As a landlord or property manager, you have various specific and general landlord responsibilities when it comes to all aspects of your rental properties. Everything, of course, hinges on what has been agreed to in any rental agreement or lease; those written contracts supersede what has been traditionally taken care of by landlords and renters.
When it comes to property maintenance, there are dozens upon dozens of things to consider. From light bulbs to exterior painting and everything in between, the level of responsibilities shared by tenants and you is negotiable.
Small Maintenance Items
Here’s a list of commonly asked questions for minor issues when it comes to rental property maintenance.
You’ll notice the answer is the same for each situation…
Are landlords responsible for light bulbs?
The responsibility of light bulbs should be spelled out in the lease. If it is not the typical approach is that the renter is responsible for replacing light bulbs inside of the apartment and the landlord is responsible for light bulbs in common areas.
Furnace filter tenant or landlord?
Responsibility for relacing the filter on your furnace or AC unit should be spelled out in the lease. If it is not spelled out in the lease it is recommended that the landlord replace these filters for two reasons.
The first is that a tenant could make an argument that the filter affects air quality and that the landlord is required to provide a warranty of habitability in the rental.
The second reason is that the furnace will work harder if the filter is far beyond it’s working life.
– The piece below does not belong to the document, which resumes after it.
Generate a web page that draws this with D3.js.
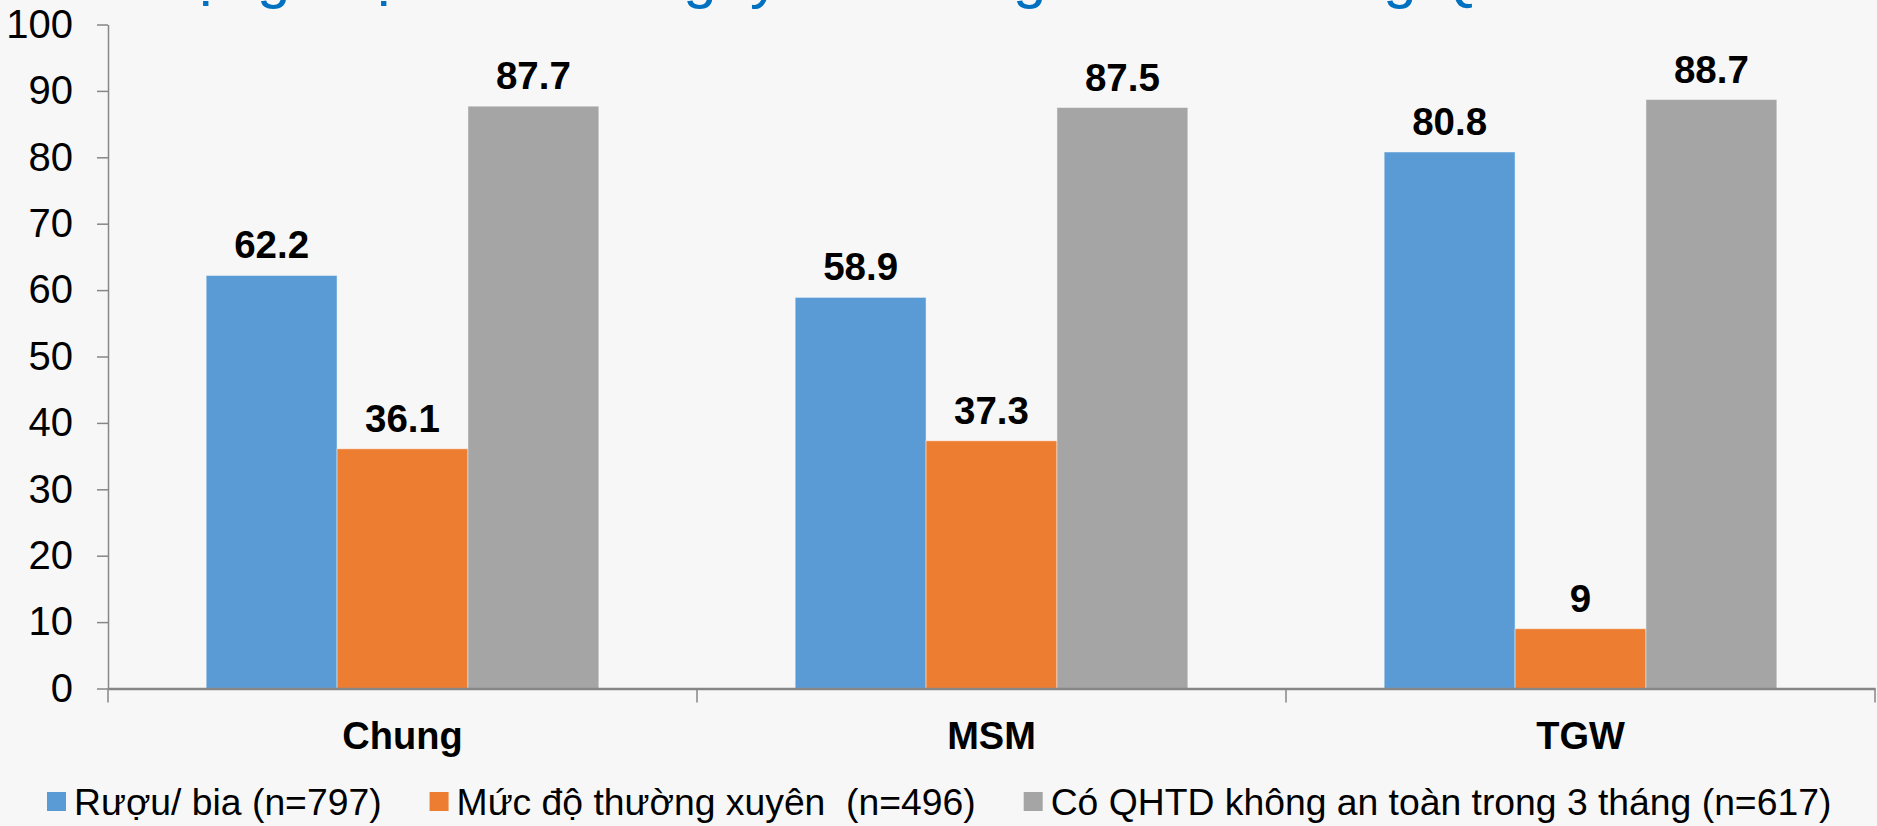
<!DOCTYPE html>
<html>
<head>
<meta charset="utf-8">
<script src="https://cdn.jsdelivr.net/npm/d3@7"></script>
<style>
  html, body { margin: 0; padding: 0; background: #F7F7F7; }
  svg { display: block; font-family: "Liberation Sans", Arial, sans-serif; }
  text { white-space: pre; }
</style>
</head>
<body>
<svg id="chart" width="1877" height="826"></svg>
<script>
// Groups along the x axis
const categories = ["Chung", "MSM", "TGW"];

// Series (legend order) and their values per group, in %
const seriesNames = [
  "Rượu/ bia (n=797)",
  "Mức độ thường xuyên  (n=496)",
  "Có QHTD không an toàn trong 3 tháng (n=617)"
];
const alcoholUse   = [62.2, 58.9, 80.8];
const frequentUse  = [36.1, 37.3, 9];
const unsafeSex3m  = [87.7, 87.5, 88.7];
const seriesValues = [alcoholUse, frequentUse, unsafeSex3m];
const seriesColors = ["#5B9BD5", "#ED7D31", "#A5A5A5"];

const yTicks = [0, 10, 20, 30, 40, 50, 60, 70, 80, 90, 100];
const titleText = "Sử dụng rượu/ bia và nguy cơ không an toàn trong QHTD";

const svg = d3.select("#chart");
const W = 1877, H = 826;
svg.append("rect").attr("width", W).attr("height", H).attr("fill", "#F7F7F7");

const plot = { left: 108, right: 1875, top: 24.5, bottom: 688.5 };

const x0 = d3.scaleBand().domain(categories).range([plot.left, plot.right]).padding(0);
const bw = x0.bandwidth();
const x1 = d3.scaleBand().domain(seriesNames).range([bw / 6, bw * 5 / 6]).padding(0);
const y = d3.scaleLinear().domain([0, 100]).range([plot.bottom, plot.top]);

// Title (runs off the top edge of the slide area)
svg.append("text")
  .attr("x", 60).attr("y", -3)
  .attr("fill", "#0070C0")
  .attr("font-size", 60)
  .text(titleText);

// Bars
const rows = categories.map((c, i) => ({
  cat: c,
  vals: seriesNames.map((s, j) => ({ s, j, v: seriesValues[j][i] }))
}));

const groups = svg.append("g").selectAll("g")
  .data(rows).join("g")
  .attr("transform", d => `translate(${x0(d.cat)},0)`);

groups.selectAll("rect")
  .data(d => d.vals).join("rect")
  .attr("x", d => x1(d.s))
  .attr("y", d => y(d.v))
  .attr("width", x1.bandwidth())
  .attr("height", d => y(0) - y(d.v))
  .attr("fill", d => seriesColors[d.j])
  .attr("stroke", "rgba(255,255,255,0.45)")
  .attr("stroke-width", 1);

// Value labels
groups.selectAll("text.val")
  .data(d => d.vals).join("text")
  .attr("class", "val")
  .attr("x", d => x1(d.s) + x1.bandwidth() / 2)
  .attr("y", d => y(d.v) - 17)
  .attr("text-anchor", "middle")
  .attr("font-size", 38.5)
  .attr("font-weight", "bold")
  .attr("fill", "#000")
  .text(d => d.v);

// Y axis
const yAxis = svg.append("g")
  .attr("transform", `translate(${plot.left},0)`)
  .call(d3.axisLeft(y).tickValues(yTicks).tickSize(11).tickPadding(24).tickSizeOuter(0));
yAxis.select(".domain").attr("stroke", "#868686").attr("stroke-width", 1.5);
yAxis.selectAll(".tick line").attr("stroke", "#868686").attr("stroke-width", 1.5);
yAxis.selectAll(".tick text")
  .attr("font-size", 40)
  .attr("font-family", "Liberation Sans, Arial, sans-serif")
  .attr("fill", "#000");

// X axis baseline with group separator ticks
const xAxis = svg.append("g")
  .attr("transform", `translate(0,${y(0)})`)
  .call(d3.axisBottom(x0).tickSize(0).tickFormat(""));
xAxis.select(".domain").attr("stroke", "#868686").attr("stroke-width", 2.5);
xAxis.selectAll(".tick").remove();

const sepPositions = categories.map(c => x0(c)).concat([x0(categories[categories.length - 1]) + bw]);
svg.append("g").selectAll("line")
  .data(sepPositions).join("line")
  .attr("x1", d => d).attr("x2", d => d)
  .attr("y1", y(0)).attr("y2", y(0) + 14)
  .attr("stroke", "#868686").attr("stroke-width", 1.5);

// Category labels
svg.append("g").selectAll("text")
  .data(categories).join("text")
  .attr("x", d => x0(d) + bw / 2)
  .attr("y", 749)
  .attr("text-anchor", "middle")
  .attr("font-size", 38)
  .attr("font-weight", "bold")
  .attr("fill", "#000")
  .text(d => d);

// Legend
const legend = svg.append("g");
let lx = 47;
seriesNames.forEach((name, j) => {
  legend.append("rect")
    .attr("x", lx).attr("y", 792)
    .attr("width", 19).attr("height", 19)
    .attr("fill", seriesColors[j]);
  const t = legend.append("text")
    .attr("x", lx + 27).attr("y", 815)
    .attr("font-size", 37.3)
    .attr("fill", "#000")
    .text(name);
  lx = lx + 27 + t.node().getComputedTextLength() + 48;
});
</script>
</body>
</html>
The harder your furnace works the quicker you’ll have to perform costly maintenance.
Meanwhile, if the apartment becomes inhospitable (too hot in the summer or too cold in the winter), your tenant can conceivably hold out on his rent.
Now, he may be found to have overstepped his bounds, but why hassle with something that could have been prevented in 5 minutes for less than $10? Of course, it’s really not worth the headache and heartburn.
Is the landlord responsible for refrigerator water filter?
If water filter replacement is not spelled out in the lease the landlord should replace it.
When the lease is up it would be a good idea to add a mention to future leases that spell out who is responsible for the water filter and how often it should be replaced.
Items that come installed in the unit, like stoves and ovens, automatic dishwashers, and—in many cases—refrigerators, are undoubtedly the landlord’s responsibility.
Any plumbing, electrical work, and interior painting are also the landlord’s responsibility. Of course, if the tenant has been abusive toward the property, he can and should be held responsible from a monetary standpoint.
Such expenses incurred due to tenant neglect or willful misconduct ought to be reserved against any security deposits taken.
he gray area is always within the domicile. Curtains, blinds, and shutters may or may not be the tenant’s responsibility. The same goes for carpets and interior painting. Permanent light fixtures are the landlord’s responsibility, whereas lamps and other “portable” fixtures are the tenant’s.
It is much clearer that you are responsible for any and all property maintenance outside and on the exterior of the building, in terms of building exterior, the roof, windows (unless broken by the tenants), landscaping, parking lots, and fences.
However, you have every right to establish a fund that takes money into an escrow account in order to save for necessary repairs and maintenance.
Landscaping expenses also fall into this category. Each month, part of a tenant’s rent should be placed into one of these property maintenance accounts and funds should be allocated each month for normal maintenance and some money should be allocated to future property maintenance expenditures.
How to assess wear and tear issues
On our podcast, we had Don Krupens of lawvex.com on the show to discuss how to assess wear and tear in a rental property such as torn carpets, scuff marks, and various damages in the rental property.
A Little Goes a Long Way
Property maintenance, however, is really ultimately your responsibility. It is your property (or at least it’s the property for which you are an agent) and it behooves you to care for it in as proactive a way as possible.
If you let things get out of hand, your costs rise disproportionately.